As they report in PLOS One, the National Cancer Institute's Yves Pommier and colleagues from the US and Brazil brought together whole-exome sequence data with pharmacological response profiles for the NCI-60 collection, a set of publicly available cancer cell lines from nine tissues of origin. Along with almost 1,200 homozygous variants predicted to upend the function of resulting proteins, the exome sequencing experiments uncovered more than 2,500 genes with altered expression profiles in cancer lines compared to controls from the same tissue type. Moreover, the researchers identified more than 103,000 variants that seem to impact response to one or more of the nearly 20,000 compounds tested on the NCI-60 lines.

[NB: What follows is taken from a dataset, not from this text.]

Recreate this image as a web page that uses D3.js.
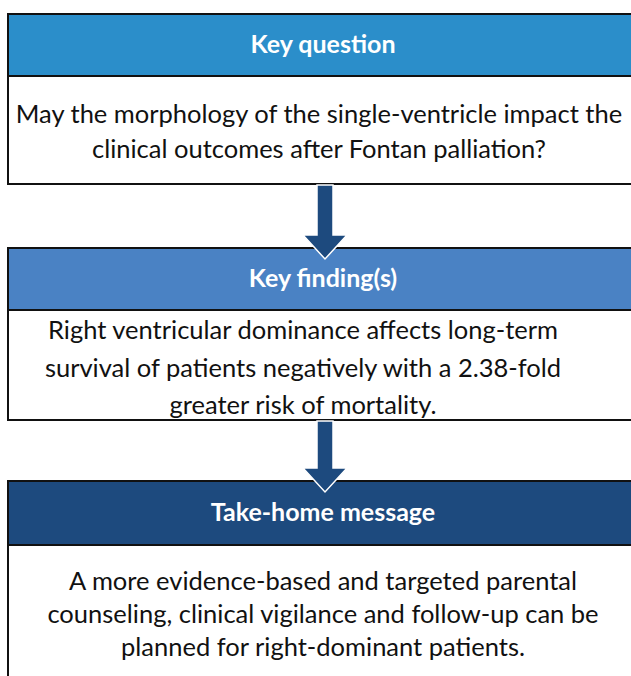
<!DOCTYPE html>
<html><head><meta charset="utf-8">
<script src="https://cdn.jsdelivr.net/npm/d3@7"></script>
<style>html,body{margin:0;padding:0;background:#fff;}</style>
</head><body>
<svg id="c" width="631" height="676"></svg>
<script>
const titles = ["Key question", "Key finding(s)", "Take-home message"];
const headerColors = ["#2B8ECA", "#4A82C4", "#1D4A7E"];
const bodies = [
  ["May the morphology of the single-ventricle impact the", "clinical outcomes after Fontan palliation?"],
  ["Right ventricular dominance affects long-term", "survival of patients negatively with a 2.38-fold", "greater risk of mortality."],
  ["A more evidence-based and targeted parental", "counseling, clinical vigilance and follow-up can be", "planned for right-dominant patients."]
];
const arrowColor = "#1D4A7E";

const svg = d3.select("#c");
const font = "Lato, 'Open Sans', sans-serif";
// layout
const L = 8, R = 642;
const boxes = [
  {top: 14, hb: 76, bottom: 184, cx: 319},
  {top: 248, hb: 310, bottom: 420, cx: 303},
  {top: 481, hb: 545, bottom: 700, cx: 323}
];
const lineGap = [35, 37.5, 33];
const firstLine = [123, 339, 590];

boxes.forEach((b, i) => {
  const g = svg.append("g");
  g.append("rect").attr("x", L).attr("y", b.top).attr("width", R - L).attr("height", b.hb - b.top)
    .attr("fill", headerColors[i]).attr("stroke", "#111").attr("stroke-width", 2);
  g.append("rect").attr("x", L).attr("y", b.hb).attr("width", R - L).attr("height", b.bottom - b.hb)
    .attr("fill", "#fff").attr("stroke", "#111").attr("stroke-width", 2);
  g.append("text").attr("x", 323).attr("y", (b.top + b.hb) / 2 + 8)
    .attr("text-anchor", "middle").attr("fill", "#fff").attr("font-family", font)
    .attr("font-weight", "bold").attr("font-size", 25).text(titles[i]);
  g.selectAll("text.body").data(bodies[i]).join("text").attr("class", "body")
    .attr("x", b.cx).attr("y", (d, j) => firstLine[i] + j * lineGap[i])
    .attr("text-anchor", "middle").attr("fill", "#111").attr("font-family", font)
    .attr("font-size", 25.5).text(d => d);
});

// arrows
function arrow(y0, y1) {
  const cx = 325, sw = 8, hw = 22, hl = 24;
  const p = `M${cx - sw},${y0} L${cx + sw},${y0} L${cx + sw},${y1 - hl} L${cx + hw},${y1 - hl} L${cx},${y1} L${cx - hw},${y1 - hl} L${cx - sw},${y1 - hl} Z`;
  svg.append("path").attr("d", p).attr("fill", arrowColor).attr("stroke", "#fff").attr("stroke-width", 1.5);
}
arrow(185, 259);
arrow(421, 492);
</script>
</body></html>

In PLOS Genetics, an international team led by investigators at the University of California, Los Angeles, and Stanford University highlights the coronary artery disease-related pathways and gene networks it identified using an integrative genomics approach. Using data for tens of thousands of cases and controls enrolled through GWAS performed by the CARDIoGRAM consortium or the Ottawa Heart Institute — together with available gene expression, pathway, and tissue-specific gene network data — the researchers saw signs of coronary artery disease contributions from lipid metabolism, immunity, and coagulation-related pathways, as well as networks of genes with poorly understood functions. "Our results suggest genetic influences on a diverse set of both known and novel biological processes that contribute to [coronary artery disease] risk," the study's authors say. "The key driver genes for these networks highlight potential novel targets for further mechanistic studies and therapeutic interventions."
Researchers from Brazil and the US did transcriptome sequencing on tissues taken during different stages of development in Anopheles aquasalis, a mosquito species known for carrying malaria in South and Central America. The team described results from its analysis of 419,000 complementary DNA reads in PLOS Neglected Tropical Diseases, noting that the mosquito appears to produce transcripts coding for proteins similar to those found in the related malaria-transmitting mosquito An. darlingi. The work also revealed transcripts that are specifically expressed during different stages of An. aquasalis development, as well as genes showing enhanced or diminished expression in female mosquitoes during blood feeding and digestion.